Hier wird Musikperformance im wahrsten Sinne zelebriert. Nach 45 Minuten geht eine extrem intensive Musikdarbietung zu Ende. Ich bin schwer beeindruckt!

Nach circa 15 Minuten kommen dann Voodoo Beach auf die Bühne. Deren Set beginnt mit sphärischer Gitarre und entsprechenden, metallischen Klängen, die Josephine Olek den Becken ihres Schlagzeugs, sensibel entlockt, um wenig später von einem tiefen Rhythmus aus John-H. Karstens Bass eingerahmt zu werden. Der lakonisch vorgetragene, narrative Gesang von Heike Marie Rädeker fügt sich perfekt in das klangliche Gesamtbild ein.
Es ist ein Sound, der einen an den Film Noir denken lässt, ja, der perfekte Soundtrack für eine Wiederbelebung dieses Filmgenres wäre. Musik, die schon synästhetisch wahrnehmbar ist, Musik in Schwarz-Weiß.

Es sind Tracks, die von urbaner Kälte erzählen. Bilder nächtlicher, einsamer Straßen der Großstadt werden evoziert.
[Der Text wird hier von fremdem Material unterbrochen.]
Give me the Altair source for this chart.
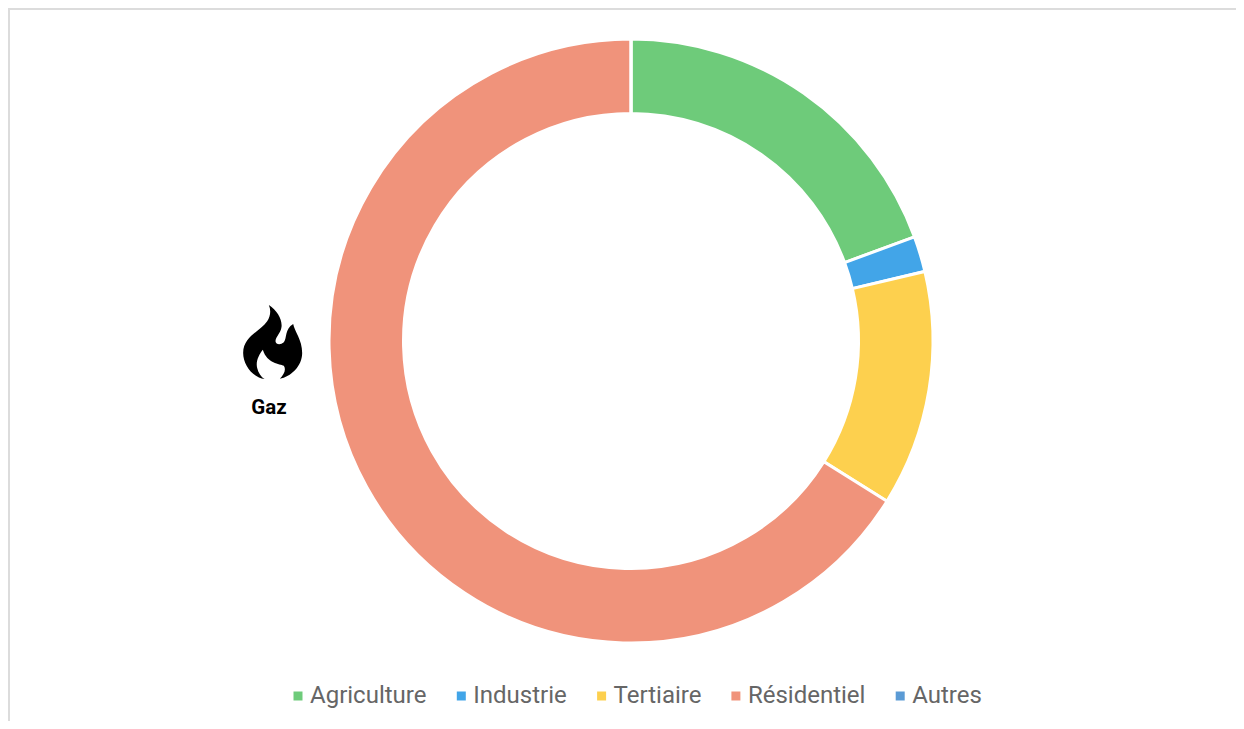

Trotzdem ist es kein hoffnungsloser Sound und wie die Band dann selbst sagt:
Es sind harte Zeiten, aber man muss sich auch fallen lassen, den Moment genießen, wie heute Abend.
Der Titelsong des Debütalbums, „Wonderful Life“, der sehr hypnotisch ist, zeigt mit seiner dunklen Stimmung, welche den Titel konterkariert, ebendiese Widersprüchlichkeit perfekt auf. Dieses Hypnotische, Durchdringende und gleichzeitig Treibende der Musik ist charakteristisch für Voodoo Beachs Sound. Und hier zeigt sich auch die tiefe Verwurzelung im Postpunk. Ein Sound, der trotz der Düsternis, das Publikum im Merlin zum Tanzen bewegt und glücklich blickende Gesichter erzeugt.

Als Zugabe gibt es den Hit „Overload“ der Girl Band Sugababes. Hier wird der leichte, positiv gestimmte Pop ins Dunkle überführt, was in der dadurch entstehenden Ambivalenz, grandios funktioniert. Das ist wirklich sehr geil!
Man erfährt Musik, die unsere Zeit in ihrer Tiefe auslotet, die uns in der (Post-)Moderne begleitet und ungeachtet der dunklen Stimmung, nicht in der Dystopie zurücklässt; Musik, die die Ambiguität unserer Gegenwart aufzeigt.
Thier … beste Band aus dem Stuttgarter (Groß)Raum.